Since then, the Queen-Lambert combination has hit the road for more than 70 sold-out shows before a million fans around the globe. Amid detractors who decry the karaoke vibe of a Mercury fillin, the Lambert-led Queen has generally been well received for capturing the glitz and spectacle of a Queen show in its prime. And the 34-year-old Lambert, who has fared moderately in his own post- American Idol career, is one of the few performers who are able to pay tribute to Mercury without sacrificing his own stage presence and personal flair.

“It’s wonderful that we have Adam…You need an extraordinary figurehead, and we do have it in Adam. So it’s a gift from God,” said May in an interview posted on YouTube ahead of a tour earlier this year.

“He’s a nice person to work with, which is vital because you can’t possibly tour the world with someone you don’t like. He has that camp thing, too,” May added in a recent interview with Timeout magazine in China. “He has that delightful kind of lightness that people warm to, and it really fits so well with us because we spent a load of years with Freddie, who also had that kind of lightness.”
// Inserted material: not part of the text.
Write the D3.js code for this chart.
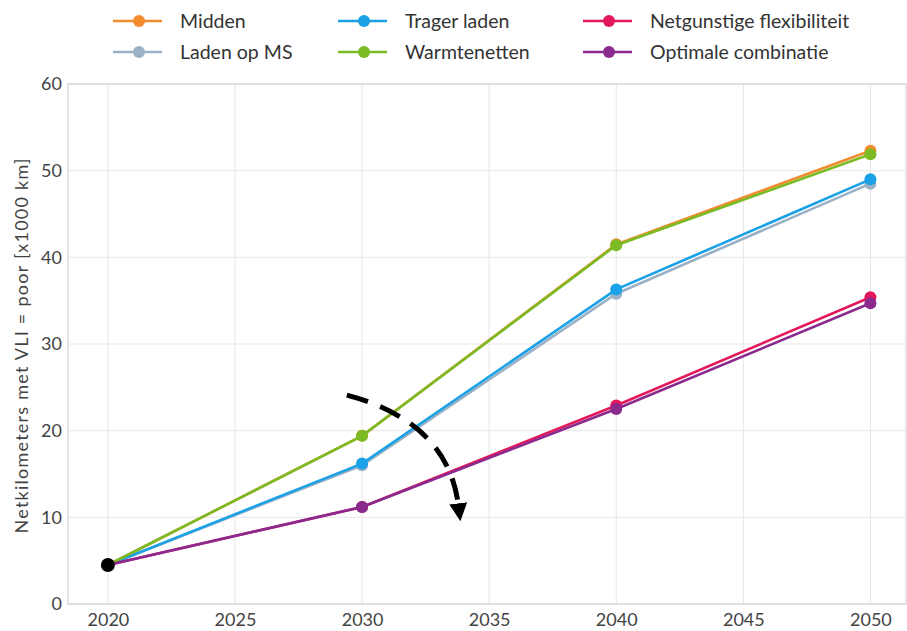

Lambert, in an interview last year with NME, demurred when asked what it was like to replace Mercury.

“There’s never going to be another, and I’m not replacing him,” he said. “That’s not what I’m doing. I’m trying to keep the memory alive and remind people how amazing he was, without imitating him. I’m trying to share with the audience how much he inspired me.”

A review of Queen’s show in June at the Isle of Wight Festival in England opined that “This was the closest we will ever get to seeing the band in their pomp,” before adding, “The sheer quality and enduring appeal of the songs trounced all cynicism.”

Israeli audiences never got to experience Queen live in their heyday, but their autumn world tour is going to find the revamped group performing on September 12 at Hayarkon Park.

“I feel so privileged that we can still do this. We spent half our lives building this legacy of songs and contact with an audience, and we can still be out there and doing it,” says May.

Queen will perform on September 12 at Hayarkon Park in Tel Aviv.